--- Exercise goal ---
Give every line of the data again, unchanged, but with no pictures.

((

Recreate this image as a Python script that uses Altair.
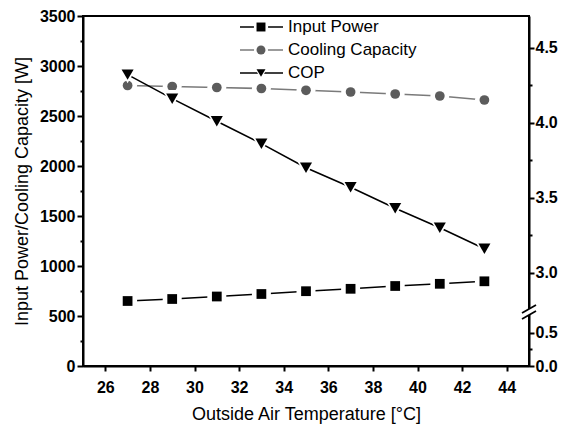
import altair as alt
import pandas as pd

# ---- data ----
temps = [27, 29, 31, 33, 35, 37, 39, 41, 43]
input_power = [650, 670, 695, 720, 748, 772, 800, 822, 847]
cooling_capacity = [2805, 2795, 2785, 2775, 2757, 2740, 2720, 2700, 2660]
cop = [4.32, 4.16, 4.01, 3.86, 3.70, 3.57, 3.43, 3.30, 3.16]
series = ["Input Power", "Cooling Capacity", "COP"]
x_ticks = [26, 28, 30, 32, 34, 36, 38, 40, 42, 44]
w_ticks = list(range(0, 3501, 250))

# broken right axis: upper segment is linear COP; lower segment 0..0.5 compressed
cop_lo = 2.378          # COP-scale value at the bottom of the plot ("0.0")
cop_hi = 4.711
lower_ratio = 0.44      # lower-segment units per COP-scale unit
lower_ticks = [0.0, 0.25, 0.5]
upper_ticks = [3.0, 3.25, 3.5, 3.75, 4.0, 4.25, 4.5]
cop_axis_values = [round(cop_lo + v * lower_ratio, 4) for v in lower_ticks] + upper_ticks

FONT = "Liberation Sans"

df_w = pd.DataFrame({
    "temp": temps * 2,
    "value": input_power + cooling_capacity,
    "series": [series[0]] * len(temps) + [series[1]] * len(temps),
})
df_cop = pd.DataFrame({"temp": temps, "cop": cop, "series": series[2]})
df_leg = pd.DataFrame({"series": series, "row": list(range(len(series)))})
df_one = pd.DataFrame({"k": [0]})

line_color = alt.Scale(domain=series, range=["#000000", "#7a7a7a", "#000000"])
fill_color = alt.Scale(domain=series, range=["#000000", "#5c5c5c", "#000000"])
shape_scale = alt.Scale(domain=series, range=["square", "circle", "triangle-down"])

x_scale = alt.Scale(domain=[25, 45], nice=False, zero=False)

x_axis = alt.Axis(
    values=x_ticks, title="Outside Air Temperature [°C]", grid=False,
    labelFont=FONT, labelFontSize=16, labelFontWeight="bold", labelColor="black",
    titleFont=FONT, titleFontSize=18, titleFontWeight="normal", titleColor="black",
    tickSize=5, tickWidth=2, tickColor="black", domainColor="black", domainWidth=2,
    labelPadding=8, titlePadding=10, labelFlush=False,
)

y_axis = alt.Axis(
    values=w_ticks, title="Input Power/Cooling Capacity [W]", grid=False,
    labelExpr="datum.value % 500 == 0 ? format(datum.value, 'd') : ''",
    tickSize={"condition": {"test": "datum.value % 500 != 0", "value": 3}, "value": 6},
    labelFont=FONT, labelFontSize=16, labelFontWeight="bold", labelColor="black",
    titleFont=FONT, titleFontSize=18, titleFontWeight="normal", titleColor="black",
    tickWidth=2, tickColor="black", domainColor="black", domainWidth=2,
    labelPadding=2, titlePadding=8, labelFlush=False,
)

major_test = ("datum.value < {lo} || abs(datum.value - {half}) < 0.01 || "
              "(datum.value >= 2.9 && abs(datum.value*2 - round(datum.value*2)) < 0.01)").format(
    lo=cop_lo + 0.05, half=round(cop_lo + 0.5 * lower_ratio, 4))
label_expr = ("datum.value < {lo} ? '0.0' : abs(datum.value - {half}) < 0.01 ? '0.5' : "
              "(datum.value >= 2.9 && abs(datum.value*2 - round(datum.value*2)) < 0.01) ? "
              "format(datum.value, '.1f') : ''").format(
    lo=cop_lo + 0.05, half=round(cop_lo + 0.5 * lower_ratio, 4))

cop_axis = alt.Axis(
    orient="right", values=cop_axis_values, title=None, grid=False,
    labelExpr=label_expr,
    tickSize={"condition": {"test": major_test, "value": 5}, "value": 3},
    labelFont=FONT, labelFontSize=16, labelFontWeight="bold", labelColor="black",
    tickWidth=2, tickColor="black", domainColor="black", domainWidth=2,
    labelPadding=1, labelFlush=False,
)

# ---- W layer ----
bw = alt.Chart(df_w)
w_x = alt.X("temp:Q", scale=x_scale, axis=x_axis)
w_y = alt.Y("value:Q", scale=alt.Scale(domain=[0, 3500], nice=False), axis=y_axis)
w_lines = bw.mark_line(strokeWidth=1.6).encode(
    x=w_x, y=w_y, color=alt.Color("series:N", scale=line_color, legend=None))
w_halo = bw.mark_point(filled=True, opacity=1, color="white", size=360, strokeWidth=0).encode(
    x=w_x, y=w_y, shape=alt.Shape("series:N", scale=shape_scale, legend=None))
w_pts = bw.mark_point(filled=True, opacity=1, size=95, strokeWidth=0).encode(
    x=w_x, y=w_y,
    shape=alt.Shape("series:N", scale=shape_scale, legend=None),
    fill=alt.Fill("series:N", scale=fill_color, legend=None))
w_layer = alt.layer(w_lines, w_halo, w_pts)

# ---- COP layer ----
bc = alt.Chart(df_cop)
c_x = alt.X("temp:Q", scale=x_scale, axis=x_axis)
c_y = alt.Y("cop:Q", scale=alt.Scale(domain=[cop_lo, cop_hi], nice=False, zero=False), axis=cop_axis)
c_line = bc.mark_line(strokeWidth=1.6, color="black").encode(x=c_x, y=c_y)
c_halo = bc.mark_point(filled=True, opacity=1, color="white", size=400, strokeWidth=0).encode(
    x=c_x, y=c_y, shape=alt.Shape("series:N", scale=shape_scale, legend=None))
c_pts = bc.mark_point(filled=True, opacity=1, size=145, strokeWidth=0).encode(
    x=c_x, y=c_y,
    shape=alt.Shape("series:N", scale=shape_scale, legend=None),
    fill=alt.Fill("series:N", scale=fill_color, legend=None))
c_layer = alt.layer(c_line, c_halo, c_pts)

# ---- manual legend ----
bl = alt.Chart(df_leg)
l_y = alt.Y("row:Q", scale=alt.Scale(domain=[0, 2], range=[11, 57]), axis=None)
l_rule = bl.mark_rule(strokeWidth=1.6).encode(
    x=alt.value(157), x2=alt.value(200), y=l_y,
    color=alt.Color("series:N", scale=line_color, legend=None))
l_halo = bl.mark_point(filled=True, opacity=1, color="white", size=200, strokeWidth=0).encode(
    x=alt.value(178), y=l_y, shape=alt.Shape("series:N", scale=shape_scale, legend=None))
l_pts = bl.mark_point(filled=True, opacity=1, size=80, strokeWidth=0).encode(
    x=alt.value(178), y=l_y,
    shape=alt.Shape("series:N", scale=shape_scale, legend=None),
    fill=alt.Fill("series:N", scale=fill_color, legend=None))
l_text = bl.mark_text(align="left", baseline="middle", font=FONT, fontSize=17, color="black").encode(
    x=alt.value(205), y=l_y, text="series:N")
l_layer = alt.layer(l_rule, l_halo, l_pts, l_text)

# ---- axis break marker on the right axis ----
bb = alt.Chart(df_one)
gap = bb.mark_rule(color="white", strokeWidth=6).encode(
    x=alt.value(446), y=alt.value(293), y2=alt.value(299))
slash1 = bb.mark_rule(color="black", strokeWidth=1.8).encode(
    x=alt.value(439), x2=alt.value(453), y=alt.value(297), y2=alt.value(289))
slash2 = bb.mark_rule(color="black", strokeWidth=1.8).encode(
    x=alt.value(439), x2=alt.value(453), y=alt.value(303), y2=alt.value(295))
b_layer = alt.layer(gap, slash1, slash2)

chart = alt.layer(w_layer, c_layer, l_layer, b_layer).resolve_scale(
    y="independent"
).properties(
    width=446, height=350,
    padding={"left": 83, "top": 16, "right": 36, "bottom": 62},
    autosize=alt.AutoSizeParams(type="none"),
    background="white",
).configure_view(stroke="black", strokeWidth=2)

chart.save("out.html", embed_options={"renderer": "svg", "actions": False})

))

--- The reply ---
Recreate this image as a Python script that uses Altair.
import altair as alt
import pandas as pd

# ---- data ----
temps = [27, 29, 31, 33, 35, 37, 39, 41, 43]
input_power = [650, 670, 695, 720, 748, 772, 800, 822, 847]
cooling_capacity = [2805, 2795, 2785, 2775, 2757, 2740, 2720, 2700, 2660]
cop = [4.32, 4.16, 4.01, 3.86, 3.70, 3.57, 3.43, 3.30, 3.16]
series = ["Input Power", "Cooling Capacity", "COP"]
x_ticks = [26, 28, 30, 32, 34, 36, 38, 40, 42, 44]
w_ticks = list(range(0, 3501, 250))

# broken right axis: upper segment is linear COP; lower segment 0..0.5 compressed
cop_lo = 2.378          # COP-scale value at the bottom of the plot ("0.0")
cop_hi = 4.711
lower_ratio = 0.44      # lower-segment units per COP-scale unit
lower_ticks = [0.0, 0.25, 0.5]
upper_ticks = [3.0, 3.25, 3.5, 3.75, 4.0, 4.25, 4.5]
cop_axis_values = [round(cop_lo + v * lower_ratio, 4) for v in lower_ticks] + upper_ticks

FONT = "Liberation Sans"

df_w = pd.DataFrame({
    "temp": temps * 2,
    "value": input_power + cooling_capacity,
    "series": [series[0]] * len(temps) + [series[1]] * len(temps),
})
df_cop = pd.DataFrame({"temp": temps, "cop": cop, "series": series[2]})
df_leg = pd.DataFrame({"series": series, "row": list(range(len(series)))})
df_one = pd.DataFrame({"k": [0]})

line_color = alt.Scale(domain=series, range=["#000000", "#7a7a7a", "#000000"])
fill_color = alt.Scale(domain=series, range=["#000000", "#5c5c5c", "#000000"])
shape_scale = alt.Scale(domain=series, range=["square", "circle", "triangle-down"])

x_scale = alt.Scale(domain=[25, 45], nice=False, zero=False)

x_axis = alt.Axis(
    values=x_ticks, title="Outside Air Temperature [°C]", grid=False,
    labelFont=FONT, labelFontSize=16, labelFontWeight="bold", labelColor="black",
    titleFont=FONT, titleFontSize=18, titleFontWeight="normal", titleColor="black",
    tickSize=5, tickWidth=2, tickColor="black", domainColor="black", domainWidth=2,
    labelPadding=8, titlePadding=10, labelFlush=False,
)

y_axis = alt.Axis(
    values=w_ticks, title="Input Power/Cooling Capacity [W]", grid=False,
    labelExpr="datum.value % 500 == 0 ? format(datum.value, 'd') : ''",
    tickSize={"condition": {"test": "datum.value % 500 != 0", "value": 3}, "value": 6},
    labelFont=FONT, labelFontSize=16, labelFontWeight="bold", labelColor="black",
    titleFont=FONT, titleFontSize=18, titleFontWeight="normal", titleColor="black",
    tickWidth=2, tickColor="black", domainColor="black", domainWidth=2,
    labelPadding=2, titlePadding=8, labelFlush=False,
)

major_test = ("datum.value < {lo} || abs(datum.value - {half}) < 0.01 || "
              "(datum.value >= 2.9 && abs(datum.value*2 - round(datum.value*2)) < 0.01)").format(
    lo=cop_lo + 0.05, half=round(cop_lo + 0.5 * lower_ratio, 4))
label_expr = ("datum.value < {lo} ? '0.0' : abs(datum.value - {half}) < 0.01 ? '0.5' : "
              "(datum.value >= 2.9 && abs(datum.value*2 - round(datum.value*2)) < 0.01) ? "
              "format(datum.value, '.1f') : ''").format(
    lo=cop_lo + 0.05, half=round(cop_lo + 0.5 * lower_ratio, 4))

cop_axis = alt.Axis(
    orient="right", values=cop_axis_values, title=None, grid=False,
    labelExpr=label_expr,
    tickSize={"condition": {"test": major_test, "value": 5}, "value": 3},
    labelFont=FONT, labelFontSize=16, labelFontWeight="bold", labelColor="black",
    tickWidth=2, tickColor="black", domainColor="black", domainWidth=2,
    labelPadding=1, labelFlush=False,
)

# ---- W layer ----
bw = alt.Chart(df_w)
w_x = alt.X("temp:Q", scale=x_scale, axis=x_axis)
w_y = alt.Y("value:Q", scale=alt.Scale(domain=[0, 3500], nice=False), axis=y_axis)
w_lines = bw.mark_line(strokeWidth=1.6).encode(
    x=w_x, y=w_y, color=alt.Color("series:N", scale=line_color, legend=None))
w_halo = bw.mark_point(filled=True, opacity=1, color="white", size=360, strokeWidth=0).encode(
    x=w_x, y=w_y, shape=alt.Shape("series:N", scale=shape_scale, legend=None))
w_pts = bw.mark_point(filled=True, opacity=1, size=95, strokeWidth=0).encode(
    x=w_x, y=w_y,
    shape=alt.Shape("series:N", scale=shape_scale, legend=None),
    fill=alt.Fill("series:N", scale=fill_color, legend=None))
w_layer = alt.layer(w_lines, w_halo, w_pts)

# ---- COP layer ----
bc = alt.Chart(df_cop)
c_x = alt.X("temp:Q", scale=x_scale, axis=x_axis)
c_y = alt.Y("cop:Q", scale=alt.Scale(domain=[cop_lo, cop_hi], nice=False, zero=False), axis=cop_axis)
c_line = bc.mark_line(strokeWidth=1.6, color="black").encode(x=c_x, y=c_y)
c_halo = bc.mark_point(filled=True, opacity=1, color="white", size=400, strokeWidth=0).encode(
    x=c_x, y=c_y, shape=alt.Shape("series:N", scale=shape_scale, legend=None))
c_pts = bc.mark_point(filled=True, opacity=1, size=145, strokeWidth=0).encode(
    x=c_x, y=c_y,
    shape=alt.Shape("series:N", scale=shape_scale, legend=None),
    fill=alt.Fill("series:N", scale=fill_color, legend=None))
c_layer = alt.layer(c_line, c_halo, c_pts)

# ---- manual legend ----
bl = alt.Chart(df_leg)
l_y = alt.Y("row:Q", scale=alt.Scale(domain=[0, 2], range=[11, 57]), axis=None)
l_rule = bl.mark_rule(strokeWidth=1.6).encode(
    x=alt.value(157), x2=alt.value(200), y=l_y,
    color=alt.Color("series:N", scale=line_color, legend=None))
l_halo = bl.mark_point(filled=True, opacity=1, color="white", size=200, strokeWidth=0).encode(
    x=alt.value(178), y=l_y, shape=alt.Shape("series:N", scale=shape_scale, legend=None))
l_pts = bl.mark_point(filled=True, opacity=1, size=80, strokeWidth=0).encode(
    x=alt.value(178), y=l_y,
    shape=alt.Shape("series:N", scale=shape_scale, legend=None),
    fill=alt.Fill("series:N", scale=fill_color, legend=None))
l_text = bl.mark_text(align="left", baseline="middle", font=FONT, fontSize=17, color="black").encode(
    x=alt.value(205), y=l_y, text="series:N")
l_layer = alt.layer(l_rule, l_halo, l_pts, l_text)

# ---- axis break marker on the right axis ----
bb = alt.Chart(df_one)
gap = bb.mark_rule(color="white", strokeWidth=6).encode(
    x=alt.value(446), y=alt.value(293), y2=alt.value(299))
slash1 = bb.mark_rule(color="black", strokeWidth=1.8).encode(
    x=alt.value(439), x2=alt.value(453), y=alt.value(297), y2=alt.value(289))
slash2 = bb.mark_rule(color="black", strokeWidth=1.8).encode(
    x=alt.value(439), x2=alt.value(453), y=alt.value(303), y2=alt.value(295))
b_layer = alt.layer(gap, slash1, slash2)

chart = alt.layer(w_layer, c_layer, l_layer, b_layer).resolve_scale(
    y="independent"
).properties(
    width=446, height=350,
    padding={"left": 83, "top": 16, "right": 36, "bottom": 62},
    autosize=alt.AutoSizeParams(type="none"),
    background="white",
).configure_view(stroke="black", strokeWidth=2)

chart.save("out.html", embed_options={"renderer": "svg", "actions": False})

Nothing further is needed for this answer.